In many cities, crowdedness was not just a function of the miniscule size of most residences with their stale or suffocating air, but it was also a function of the creation of a different kind of mobility. We are familiar with the ways in which cooking, chatting, grooming, cleaning, repairing, gossipping and gaming all take places as part of domestic and convivial neighbourhood life. What was more important was that residents primarily used crowdedness to experience another kind of mobility. They had a sense of enlarging their reach and access into events and territories beyond where they could practically reach and were allowed to go.

In the neighbourhoods of Jakarta where I work, residents mostly talk about what is going on elsewhere, or what others are up to, who are not visibly present. Sometimes this interest in the larger city is concretized through specific projects—travels to markets or distant worksites, collective investment in a trading place outside the district, taking over a food selling operation near the parking lot of a new shopping mall, appropriating abandoned space for storage, or inserting small trades in the fringes along busy thoroughfares, or running protection services. Whatever form this interest takes, it becomes a possibility for residents of a district to be in relationship to the larger city together in ways that do not assume a past solidity of affiliations, a specific destination nor an ultimate collective formation to come. As such, what many Jakarta residents misconstrue as poor neighbourhoods generate an economic dynamism that enables those with comfortable middle-class lifestyles, who might be nervous about remaining in the central city, to stay put. By virtue of a middle class staying put, the onslaught of mega-development is then slowed down.

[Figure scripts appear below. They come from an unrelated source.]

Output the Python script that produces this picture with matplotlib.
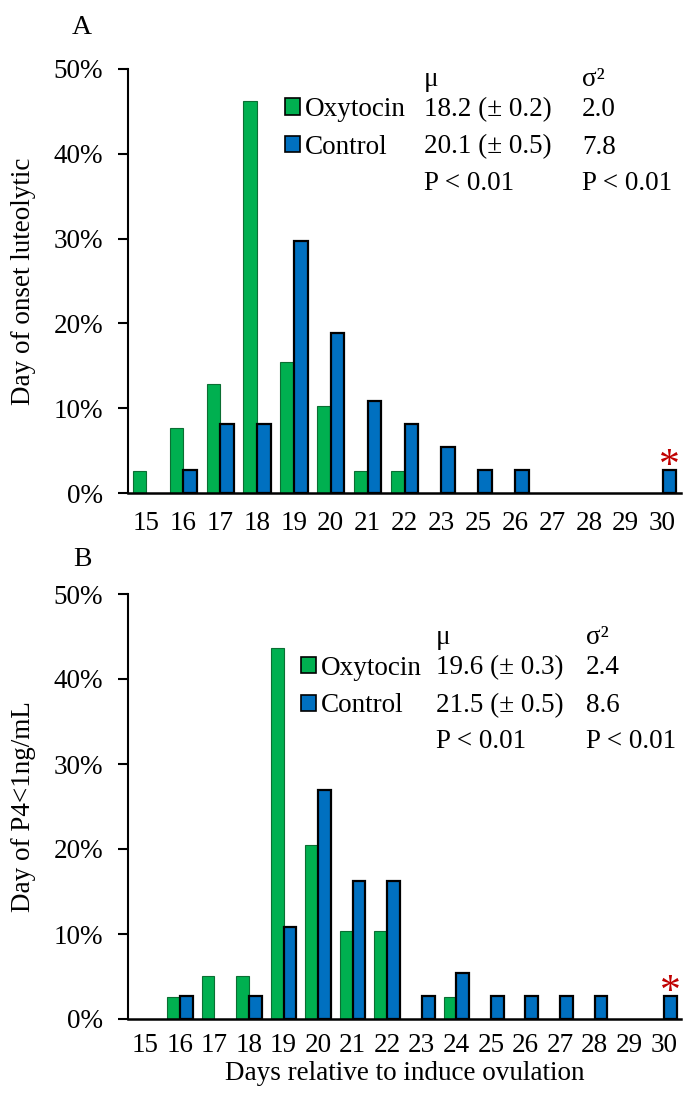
import numpy as np
import matplotlib
matplotlib.use("Agg")
import matplotlib.pyplot as plt
from matplotlib.patches import Patch

plt.rcParams['font.family'] = ['Liberation Serif', 'DejaVu Serif']

# panel A - day of onset luteolysis (% of animals)
days_a = ['15', '16', '17', '18', '19', '20', '21', '22', '23', '25', '26', '27', '28', '29', '30']
oxy_a = [2.6, 7.7, 12.8, 46.2, 15.4, 10.3, 2.6, 2.6, 0, 0, 0, 0, 0, 0, 0]
ctl_a = [0, 2.7, 8.1, 8.1, 29.7, 18.9, 10.8, 8.1, 5.4, 2.7, 2.7, 0, 0, 0, 2.7]
stats_a = [['18.2 (\u00b1 0.2)', '2.0'], ['20.1 (\u00b1 0.5)', '7.8'], ['P < 0.01', 'P < 0.01']]

# panel B - day of P4 < 1 ng/mL
days_b = ['15', '16', '17', '18', '19', '20', '21', '22', '23', '24', '25', '26', '27', '28', '29', '30']
oxy_b = [0, 2.6, 5.1, 5.1, 43.6, 20.5, 10.3, 10.3, 0, 2.6, 0, 0, 0, 0, 0, 0]
ctl_b = [0, 2.7, 0, 2.7, 10.8, 27.0, 16.2, 16.2, 2.7, 5.4, 2.7, 2.7, 2.7, 2.7, 0, 2.7]
stats_b = [['19.6 (\u00b1 0.3)', '2.4'], ['21.5 (\u00b1 0.5)', '8.6'], ['P < 0.01', 'P < 0.01']]

green = '#00B050'
blue = '#0070C0'
fs = 19.5
W, H = 683, 1102

fig = plt.figure(figsize=(W / 100, H / 100), dpi=100)


def panel(rect, days, oxy, ctl, ylabel, letter, letter_y, stats, leg_x, val_x, sig_x, rows_y, mu_y, xpad):
    ax = fig.add_axes(rect)
    x = np.arange(len(days))
    oxy = np.array(oxy)
    ctl = np.array(ctl)
    w = 0.37
    m1 = oxy > 0
    m2 = ctl > 0
    ax.bar(x[m1] - w / 2, oxy[m1], w, color=green, edgecolor='#0b6e33', linewidth=0.8)
    ax.bar(x[m2] + w / 2, ctl[m2], w, color=blue, edgecolor='black', linewidth=1.6)
    ax.set_xlim(-0.5, len(days) - 0.5)
    ax.set_ylim(0, 50)
    ax.set_yticks(range(0, 51, 10))
    ax.set_yticklabels([f'{v}%' for v in range(0, 51, 10)], fontsize=fs)
    ax.set_xticks(x)
    ax.set_xticklabels(days, fontsize=fs)
    ax.tick_params(axis='x', length=0, pad=xpad)
    ax.tick_params(axis='y', length=7, width=1.5, pad=11, direction='out')
    for s in ['top', 'right']:
        ax.spines[s].set_visible(False)
    ax.spines['left'].set_linewidth(1.5)
    ax.spines['bottom'].set_linewidth(1.8)
    # red asterisk above the last control bar
    ax.text(x[-1] + w / 2, ctl[-1] - 0.8, '*', color='#C00000', fontsize=30,
            ha='center', va='baseline')

    top = rect[1] + rect[3]
    fig.text(24 / W, top - rect[3] / 2, ylabel, rotation=90,
             ha='center', va='center', fontsize=fs)
    fig.text(82 / W, 1 - letter_y / H, letter, ha='center', va='center', fontsize=20)

    # stats table
    fig.text(val_x / W, 1 - mu_y / H, '\u03bc', ha='left', va='center', fontsize=fs)
    fig.text(sig_x / W, 1 - mu_y / H, '\u03c3\u00b2', ha='left', va='center', fontsize=fs)
    for (mv, vv), ry in zip(stats, rows_y):
        fig.text(val_x / W, 1 - ry / H, mv, ha='left', va='center', fontsize=fs)
        fig.text(sig_x / W, 1 - ry / H, vv, ha='left', va='center', fontsize=fs)

    handles = [Patch(facecolor=green, edgecolor='black', linewidth=1.2, label='Oxytocin'),
               Patch(facecolor=blue, edgecolor='black', linewidth=1.2, label='Control')]
    ax.legend(handles=handles, loc='center left', frameon=False, fontsize=fs,
              bbox_to_anchor=(leg_x / W, 1 - (rows_y[0] + rows_y[1]) / 2 / H),
              bbox_transform=fig.transFigure, handlelength=0.55, handleheight=0.55,
              handletextpad=0.2, labelspacing=0.47, borderpad=0, borderaxespad=0)
    return ax


ax_a = panel([128 / W, 1 - 493 / H, 553 / W, 424 / H], days_a, oxy_a, ctl_a,
             'Day of onset luteolytic', 'A', 28, stats_a,
             285, 424, 582, [110, 147, 183], 80, 13)
ax_b = panel([128 / W, 1 - 1019 / H, 553 / W, 425 / H], days_b, oxy_b, ctl_b,
             'Day of P4<1ng/mL', 'B', 559, stats_b,
             301, 436, 586, [668, 706, 742], 638, 10)
ax_b.set_xlabel('Days relative to induce ovulation', fontsize=fs, labelpad=2)

fig.savefig('out.png', dpi=100)
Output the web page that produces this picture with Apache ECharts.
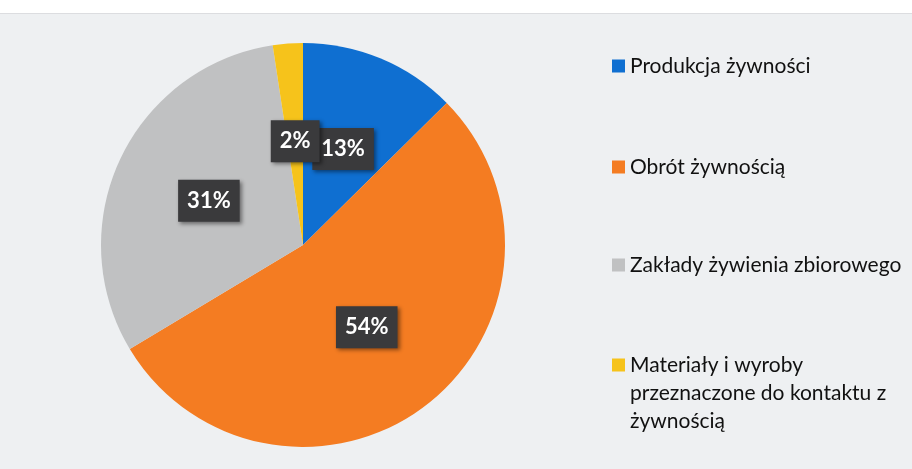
<!DOCTYPE html>
<html>
<head>
<meta charset="utf-8">
<script src="https://cdn.jsdelivr.net/npm/echarts@6/dist/echarts.min.js"></script>
<style>
  html, body { margin: 0; padding: 0; background: #ffffff; }
  #chart { position: absolute; left: 0; top: 13px; width: 912px; height: 456px; border-top: 1px solid #dcdde0; }
</style>
</head>
<body>
<div id="chart"></div>
<script>
'use strict';
// dane wykresu
var categories = ['Produkcja żywności', 'Obrót żywnością', 'Zakłady żywienia zbiorowego', 'Materiały i wyroby przeznaczone do kontaktu z żywnością'];
var values = [12.6, 53.8, 31.2, 2.4];
var colors = ['#0f6fd1', '#f47c22', '#c0c1c2', '#f6c31b'];
var legendCenters = [47, 148, 246, 346]; // środek ikony legendy (y)

var pieData = [];
for (var i = 0; i < categories.length; i++) {
    pieData.push({ name: categories[i], value: values[i], itemStyle: { color: colors[i] } });
}

// osobna legenda dla każdej pozycji
var legends = [];
for (var j = 0; j < categories.length; j++) {
    var lines = j === 3 ? 5 : 1;
    legends.push({
        orient: 'vertical',
        left: 607,
        top: legendCenters[j] - lines * 14,
        itemWidth: 13,
        itemHeight: 13,
        icon: 'rect',
        data: [categories[j]],
        formatter: function (name) {
            if (name === categories[3]) {
                return '\n\nMateriały i wyroby\nprzeznaczone do kontaktu z\nżywnością';
            }
            return name;
        },
        textStyle: {
            fontFamily: 'Lato',
            fontSize: 21,
            lineHeight: 28,
            color: '#111111'
        }
    });
}

var myChart = echarts.init(document.getElementById('chart'));
var option = {
    backgroundColor: '#eef0f2',
    animation: false,
    legend: legends,
    series: [
        {
            name: 'Udział',
            type: 'pie',
            radius: [0, 202],
            center: [303, 231],
            startAngle: 90,
            clockwise: true,
            avoidLabelOverlap: false,
            minShowLabelAngle: 0,
            labelLayout: { hideOverlap: false },
            data: pieData,
            label: {
                show: true,
                position: 'inside',
                formatter: function (p) { return Math.round(p.value) + '%'; },
                color: '#ffffff',
                fontFamily: 'Lato',
                fontWeight: 'bold',
                fontSize: 22,
                backgroundColor: '#3a3a3c',
                padding: [11, 9, 9, 9],
                shadowColor: 'rgba(0,0,0,0.45)',
                shadowBlur: 4,
                shadowOffsetX: 2,
                shadowOffsetY: 2
            },
            labelLine: { show: false },
            emphasis: { disabled: true }
        }
    ]
};
myChart.setOption(option);
</script>
</body>
</html>
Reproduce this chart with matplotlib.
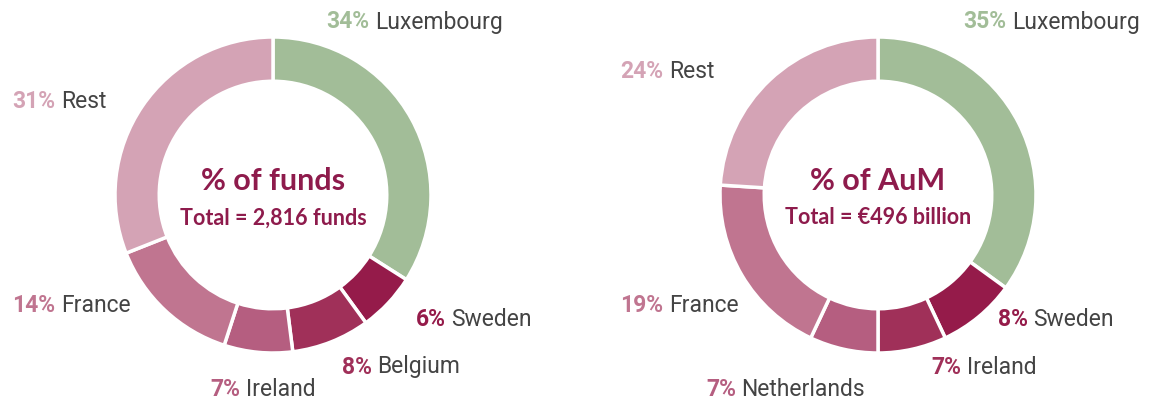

Residents of different class backgrounds and ways of life provide a kind of security for one another. Poorer residents fuel economies that provide things for the middle class to consume at cheaper prices. The continued presence of a middle class provides at least a temporary insulation from the incursion of big developers. Districts of relative wealth and impoverishment, located side by side, offer each other specific affordances. Each covers, hedges, protects and sustains the other in ways that are not clearly just or without manipulation. The proximity allows a sense of ongoing familiarity, and keeps excessive fear and anxiety at bay.

The majority of central city residents in Jakarta attained a sense of durability through their ability to intersect various initiatives aimed at improving livelihood and the environment. In cities without judicious and reliable forms of governance, service provision and social security, durability rests in the capacities of residents from different walks of life to concretize multiple opportunities for complementary economic activity and flexible collaboration. Residents respond to a locally honed urgency to make urban living viable. Since most know that their initiatives would operate in a crowded field of others, they adapt, adjust, negotiate, and come up with projects that incorporated the ideas, income and labour of others. These collaborations are usually temporary, as projects and people come and go, and so residents do not rely upon one way of doing things or a particular form of efficacy, but know that they have to “spread out” and equip themselves at working different versions of themselves and their values.

In making cities more secure, like in Jakarta, what is perhaps most important is that most residents are finding ways to rebuild something, to create some new condition for themselves, however modest or limited it might be. In cities subject to increasingly sweeping imaginaries of remaking, where the built environment becomes increasingly an instrument of financial manipulation and where the city itself borders on becoming an anachronism, it is important to keep open the highly diverse processes of small changes already under way, changes that in their invisible constellation provide important counterpoints to the dominant impressions of contemporary urban life under siege.